Des immeubles entiers du vieux centre-ville, vidés de leurs occupants et de leurs boutiques, sont désormais entourés de grandes palissades bleues pour en bloquer l'accès, avant leur prochaine démolition.

À l'heure actuelle, 6.000 personnes sont concernées, mais davantage si LKAB obtient de creuser encore plus. La compagnie vient également d'annoncer la découverte de ce qui serait le plus grand gisement de terres rares d'Europe, juste au nord de la cité.

Le temps presse pour Kiruna. La plus grande école de la ville, dont les nouveaux locaux ne sont pas encore prêts, fait face à de grosses lézardes dues à l'affaissement du sol.

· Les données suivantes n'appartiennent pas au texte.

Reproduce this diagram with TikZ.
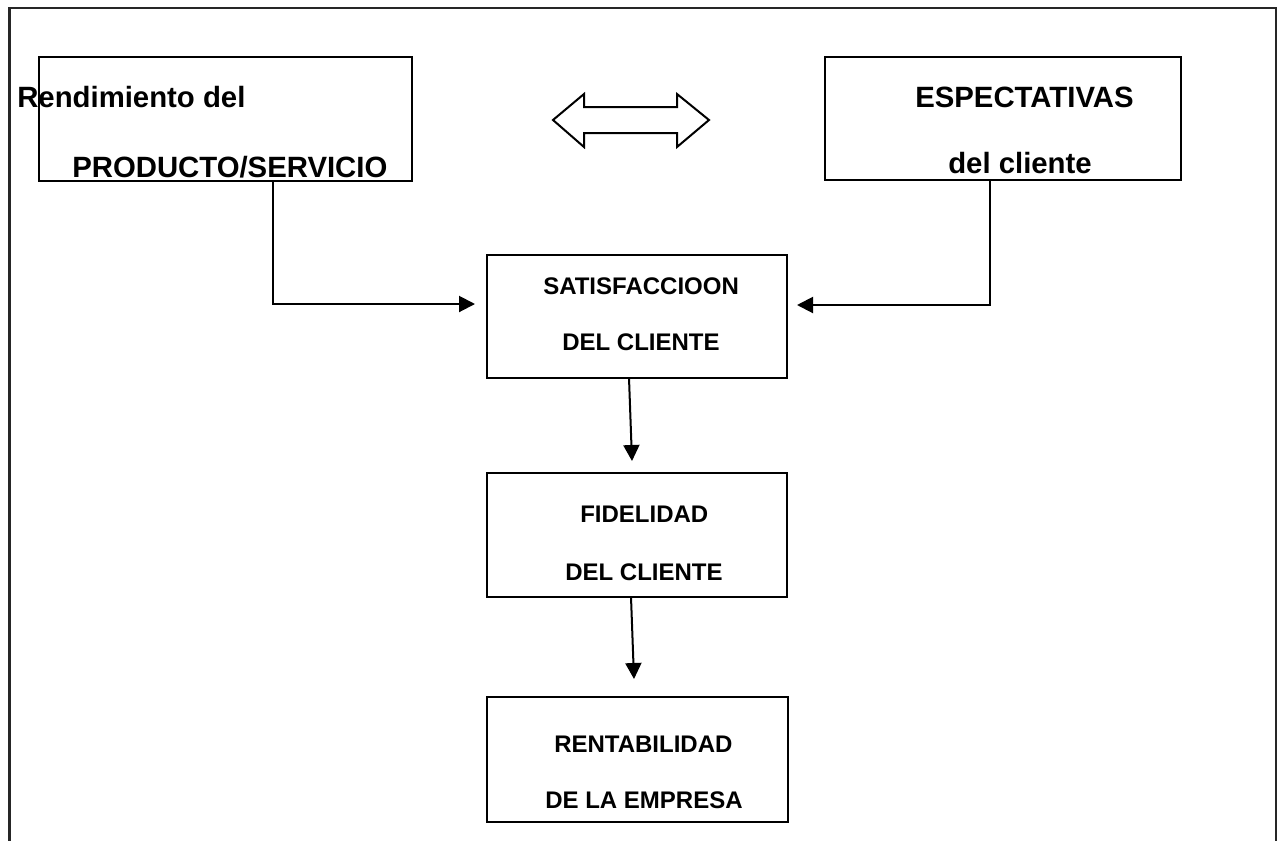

À la mairie, on s'inquiète que l'hôpital actuel devienne inutilisable avant que le nouveau ne voit le jour, dans plusieurs années.

Les plus belles maisons historiques ont été ou vont être transportées, entières sur des convois spéciaux. La superbe église de bois rouge, fierté de Kiruna, doit prendre le même chemin en 2026.

Dans sa boutique - la plus vieille de la ville, fondée en 1907 - Mari-Louise Olsson n'a elle vraiment pas envie de bouger.

Rues fantômes

L'incontournable LKAB, propriétaire des lieux, lui a accordé quelques mois de bail supplémentaire, à la condition qu'elle accepte le chèque d'indemnisation - environ 65.000 euros - et l'emplacement dans une nouvelle boutique moderne dans le nouveau centre-ville.

"Je suis triste et déçue de tout ça", soupire la commerçante de 63 ans, qui vend des souvenirs et de l'artisanat local sami, le peuple autochtone de Laponie.

"La mine est essentielle, mais j'aimerais qu'il y ait plus de considération pour les autres entreprises. C'est à cause de la mine que nous ne pouvons pas rester ici des années encore", dit-elle à l'AFP, pendant que sa fille s'occupe des clients.

Le quartier de son enfance a été rasé l'an dernier, et sa boutique est une des dernières encore ouvertes dans un vieux centre-ville de plus en plus fantôme.

"Qui peut mettre un prix sur une histoire individuelle ? Ca ne peut jamais être compensé avec de l'argent. Et c'est aussi le sentiment que nous avons, dans ce magasin, que personne ne se soucie de cette histoire, alors qu'elle existe", souligne-t-elle.